• _What you are asked to do_
Exactly repeat the material, dropping every picture from the copy.

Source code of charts
* * *

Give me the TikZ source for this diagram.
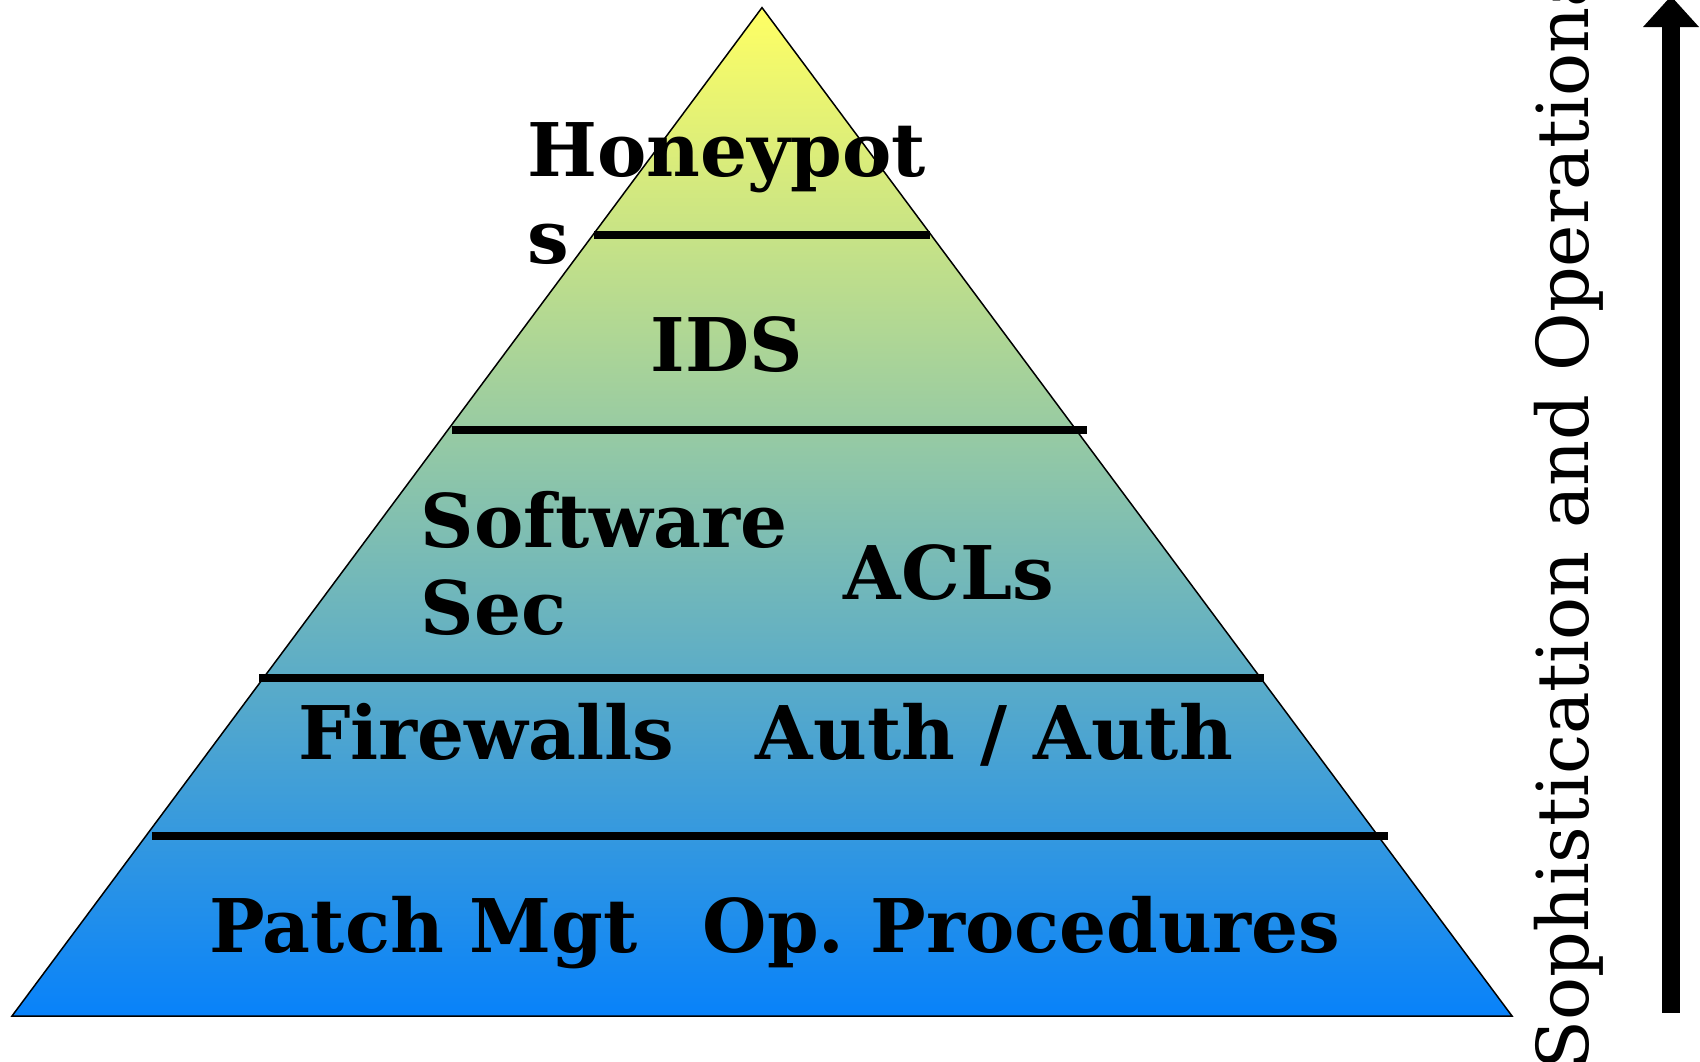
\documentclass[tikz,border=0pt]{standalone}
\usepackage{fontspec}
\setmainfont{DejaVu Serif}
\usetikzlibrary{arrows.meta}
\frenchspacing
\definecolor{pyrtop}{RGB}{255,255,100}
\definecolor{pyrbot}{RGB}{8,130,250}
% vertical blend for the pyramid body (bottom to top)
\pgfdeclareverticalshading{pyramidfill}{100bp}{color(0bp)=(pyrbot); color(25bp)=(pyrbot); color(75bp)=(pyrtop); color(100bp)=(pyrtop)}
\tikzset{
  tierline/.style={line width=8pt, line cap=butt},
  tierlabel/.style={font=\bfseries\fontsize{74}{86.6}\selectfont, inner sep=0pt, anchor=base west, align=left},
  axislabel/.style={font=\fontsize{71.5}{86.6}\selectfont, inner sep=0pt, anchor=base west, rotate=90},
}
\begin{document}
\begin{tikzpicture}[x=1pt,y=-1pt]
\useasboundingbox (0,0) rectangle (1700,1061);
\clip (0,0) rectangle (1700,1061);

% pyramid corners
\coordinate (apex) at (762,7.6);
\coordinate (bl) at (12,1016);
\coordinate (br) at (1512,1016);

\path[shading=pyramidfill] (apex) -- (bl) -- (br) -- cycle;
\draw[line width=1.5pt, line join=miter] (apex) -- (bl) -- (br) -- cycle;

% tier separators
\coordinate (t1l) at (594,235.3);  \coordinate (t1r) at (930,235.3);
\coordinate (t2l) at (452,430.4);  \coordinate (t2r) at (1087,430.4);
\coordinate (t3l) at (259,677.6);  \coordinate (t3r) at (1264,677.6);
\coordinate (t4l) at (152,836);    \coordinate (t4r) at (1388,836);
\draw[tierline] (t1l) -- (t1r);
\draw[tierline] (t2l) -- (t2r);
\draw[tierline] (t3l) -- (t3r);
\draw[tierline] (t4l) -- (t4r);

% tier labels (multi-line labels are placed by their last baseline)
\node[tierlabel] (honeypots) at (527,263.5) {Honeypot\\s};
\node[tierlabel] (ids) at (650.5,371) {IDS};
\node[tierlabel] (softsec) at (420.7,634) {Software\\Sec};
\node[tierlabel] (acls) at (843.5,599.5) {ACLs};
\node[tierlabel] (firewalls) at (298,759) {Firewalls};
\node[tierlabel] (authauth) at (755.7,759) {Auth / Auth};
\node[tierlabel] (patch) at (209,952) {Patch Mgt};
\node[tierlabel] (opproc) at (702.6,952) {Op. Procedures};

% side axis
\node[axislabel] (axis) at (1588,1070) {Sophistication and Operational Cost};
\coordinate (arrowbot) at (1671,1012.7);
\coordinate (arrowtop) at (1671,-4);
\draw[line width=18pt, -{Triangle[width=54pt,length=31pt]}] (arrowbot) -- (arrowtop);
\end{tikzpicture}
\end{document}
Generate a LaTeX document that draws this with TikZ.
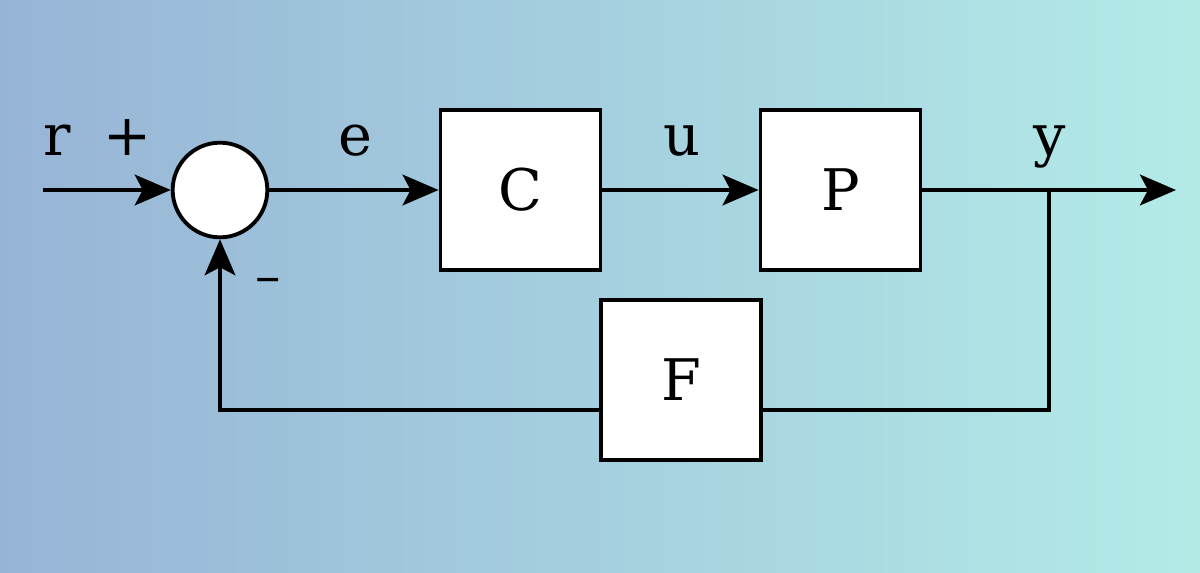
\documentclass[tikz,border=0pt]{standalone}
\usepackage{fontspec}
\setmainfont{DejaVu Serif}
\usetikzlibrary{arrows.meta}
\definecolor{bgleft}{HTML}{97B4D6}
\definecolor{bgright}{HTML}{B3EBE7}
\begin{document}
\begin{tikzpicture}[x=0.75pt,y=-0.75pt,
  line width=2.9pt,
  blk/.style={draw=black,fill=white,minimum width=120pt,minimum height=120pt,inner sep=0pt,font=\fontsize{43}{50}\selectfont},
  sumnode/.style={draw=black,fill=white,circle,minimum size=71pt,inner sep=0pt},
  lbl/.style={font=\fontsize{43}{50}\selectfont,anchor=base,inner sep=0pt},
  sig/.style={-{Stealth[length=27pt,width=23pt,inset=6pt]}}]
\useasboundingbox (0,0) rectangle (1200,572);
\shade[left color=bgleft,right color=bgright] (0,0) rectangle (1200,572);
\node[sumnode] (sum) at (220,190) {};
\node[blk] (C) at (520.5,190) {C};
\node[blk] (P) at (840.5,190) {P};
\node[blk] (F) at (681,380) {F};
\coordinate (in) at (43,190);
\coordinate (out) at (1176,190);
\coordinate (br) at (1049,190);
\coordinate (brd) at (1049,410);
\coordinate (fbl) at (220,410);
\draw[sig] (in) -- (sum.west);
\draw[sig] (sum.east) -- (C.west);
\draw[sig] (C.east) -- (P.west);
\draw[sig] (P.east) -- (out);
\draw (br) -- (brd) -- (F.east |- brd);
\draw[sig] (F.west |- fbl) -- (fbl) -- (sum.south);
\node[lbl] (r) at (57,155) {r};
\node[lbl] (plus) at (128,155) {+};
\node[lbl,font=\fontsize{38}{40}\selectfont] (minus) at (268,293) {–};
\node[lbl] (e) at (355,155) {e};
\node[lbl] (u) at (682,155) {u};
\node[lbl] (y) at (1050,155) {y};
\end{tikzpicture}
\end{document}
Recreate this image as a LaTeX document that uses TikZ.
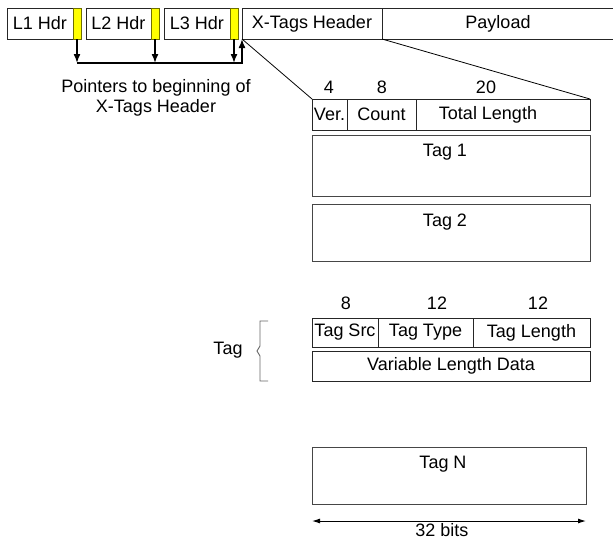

* * *

• _Task response_
Give me the TikZ source for this diagram.
\documentclass[tikz,border=0pt]{standalone}
\usepackage{fontspec}
\setmainfont{DejaVu Serif}
\usetikzlibrary{arrows.meta}
\frenchspacing
\definecolor{pyrtop}{RGB}{255,255,100}
\definecolor{pyrbot}{RGB}{8,130,250}
% vertical blend for the pyramid body (bottom to top)
\pgfdeclareverticalshading{pyramidfill}{100bp}{color(0bp)=(pyrbot); color(25bp)=(pyrbot); color(75bp)=(pyrtop); color(100bp)=(pyrtop)}
\tikzset{
  tierline/.style={line width=8pt, line cap=butt},
  tierlabel/.style={font=\bfseries\fontsize{74}{86.6}\selectfont, inner sep=0pt, anchor=base west, align=left},
  axislabel/.style={font=\fontsize{71.5}{86.6}\selectfont, inner sep=0pt, anchor=base west, rotate=90},
}
\begin{document}
\begin{tikzpicture}[x=1pt,y=-1pt]
\useasboundingbox (0,0) rectangle (1700,1061);
\clip (0,0) rectangle (1700,1061);

% pyramid corners
\coordinate (apex) at (762,7.6);
\coordinate (bl) at (12,1016);
\coordinate (br) at (1512,1016);

\path[shading=pyramidfill] (apex) -- (bl) -- (br) -- cycle;
\draw[line width=1.5pt, line join=miter] (apex) -- (bl) -- (br) -- cycle;

% tier separators
\coordinate (t1l) at (594,235.3);  \coordinate (t1r) at (930,235.3);
\coordinate (t2l) at (452,430.4);  \coordinate (t2r) at (1087,430.4);
\coordinate (t3l) at (259,677.6);  \coordinate (t3r) at (1264,677.6);
\coordinate (t4l) at (152,836);    \coordinate (t4r) at (1388,836);
\draw[tierline] (t1l) -- (t1r);
\draw[tierline] (t2l) -- (t2r);
\draw[tierline] (t3l) -- (t3r);
\draw[tierline] (t4l) -- (t4r);

% tier labels (multi-line labels are placed by their last baseline)
\node[tierlabel] (honeypots) at (527,263.5) {Honeypot\\s};
\node[tierlabel] (ids) at (650.5,371) {IDS};
\node[tierlabel] (softsec) at (420.7,634) {Software\\Sec};
\node[tierlabel] (acls) at (843.5,599.5) {ACLs};
\node[tierlabel] (firewalls) at (298,759) {Firewalls};
\node[tierlabel] (authauth) at (755.7,759) {Auth / Auth};
\node[tierlabel] (patch) at (209,952) {Patch Mgt};
\node[tierlabel] (opproc) at (702.6,952) {Op. Procedures};

% side axis
\node[axislabel] (axis) at (1588,1070) {Sophistication and Operational Cost};
\coordinate (arrowbot) at (1671,1012.7);
\coordinate (arrowtop) at (1671,-4);
\draw[line width=18pt, -{Triangle[width=54pt,length=31pt]}] (arrowbot) -- (arrowtop);
\end{tikzpicture}
\end{document}
Generate a LaTeX document that draws this with TikZ.
\documentclass[tikz,border=0pt]{standalone}
\usepackage{fontspec}
\setmainfont{DejaVu Serif}
\usetikzlibrary{arrows.meta}
\definecolor{bgleft}{HTML}{97B4D6}
\definecolor{bgright}{HTML}{B3EBE7}
\begin{document}
\begin{tikzpicture}[x=0.75pt,y=-0.75pt,
  line width=2.9pt,
  blk/.style={draw=black,fill=white,minimum width=120pt,minimum height=120pt,inner sep=0pt,font=\fontsize{43}{50}\selectfont},
  sumnode/.style={draw=black,fill=white,circle,minimum size=71pt,inner sep=0pt},
  lbl/.style={font=\fontsize{43}{50}\selectfont,anchor=base,inner sep=0pt},
  sig/.style={-{Stealth[length=27pt,width=23pt,inset=6pt]}}]
\useasboundingbox (0,0) rectangle (1200,572);
\shade[left color=bgleft,right color=bgright] (0,0) rectangle (1200,572);
\node[sumnode] (sum) at (220,190) {};
\node[blk] (C) at (520.5,190) {C};
\node[blk] (P) at (840.5,190) {P};
\node[blk] (F) at (681,380) {F};
\coordinate (in) at (43,190);
\coordinate (out) at (1176,190);
\coordinate (br) at (1049,190);
\coordinate (brd) at (1049,410);
\coordinate (fbl) at (220,410);
\draw[sig] (in) -- (sum.west);
\draw[sig] (sum.east) -- (C.west);
\draw[sig] (C.east) -- (P.west);
\draw[sig] (P.east) -- (out);
\draw (br) -- (brd) -- (F.east |- brd);
\draw[sig] (F.west |- fbl) -- (fbl) -- (sum.south);
\node[lbl] (r) at (57,155) {r};
\node[lbl] (plus) at (128,155) {+};
\node[lbl,font=\fontsize{38}{40}\selectfont] (minus) at (268,293) {–};
\node[lbl] (e) at (355,155) {e};
\node[lbl] (u) at (682,155) {u};
\node[lbl] (y) at (1050,155) {y};
\end{tikzpicture}
\end{document}
Recreate this image as a LaTeX document that uses TikZ.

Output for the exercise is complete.